Liu's company makes LED screens, which are exported to the United States, Japan and European countries. Rising labor costs and a shortage of labor in Shenzhen made him decide to shift inland.
"In Shenzhen, it has become impossible to hire a skilled worker for the usual monthly pay of 1,500 yuan ($223.8)," Liu said. The monthly minimum wage was 1,100 yuan for a worker in Shenzhen, but in Nanchang, the level falls to 720 yuan.
Liu has hired more than 130 staff in his new plant and planned to recruit 370 more workers. He anticipates revenues of $50 million this year.
Like Liu, increasing numbers of manufacturers are relocating their plants from China's east coast or building new plants in the inland region.
A main role of the inland region in China's boom of the past three decades has been to supply labor to the coastal areas. However, the industrial community is now moving inland from the eastern and southern provinces.
Economists believe the inland shift could be crucial to China's economic prospects.

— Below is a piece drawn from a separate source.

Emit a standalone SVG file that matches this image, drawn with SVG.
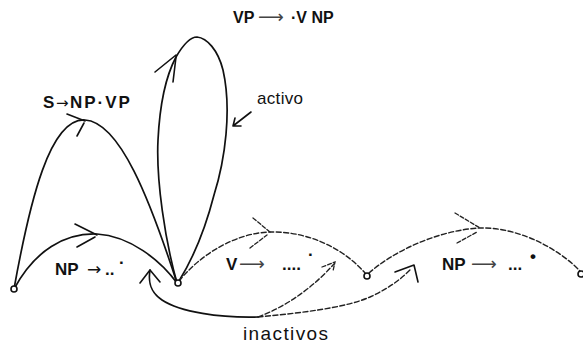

As the country seeks sustainable growth during increasing economic uncertainties, the accelerated development of the inland would provide a new boost, they said.
On September 6, the Chinese government released a directive to encourage the process of relocating industry inland. Taxation, finance, investment and land policies would be used to support the effort, according to the directive.
It warned local officials to adhere to a market orientation and avoid administrative meddling.
The preferential policies, improving transportation infrastructure and huge market potential all become the main attraction of the inland region, Zhang Zhiwei, an analyst at China International Capital Corporation, said in a report e-mailed to clients.
According to the report, since 2008 the Pearl River Delta and Yangtze River Delta regions have been less attractive for foreign investors, compared with the inland provinces, because of rising labor and land costs.
For the inland region, industry transfers would promote the increase in government revenue and residents' earnings, which would then boost investment and consumption, Zhang said.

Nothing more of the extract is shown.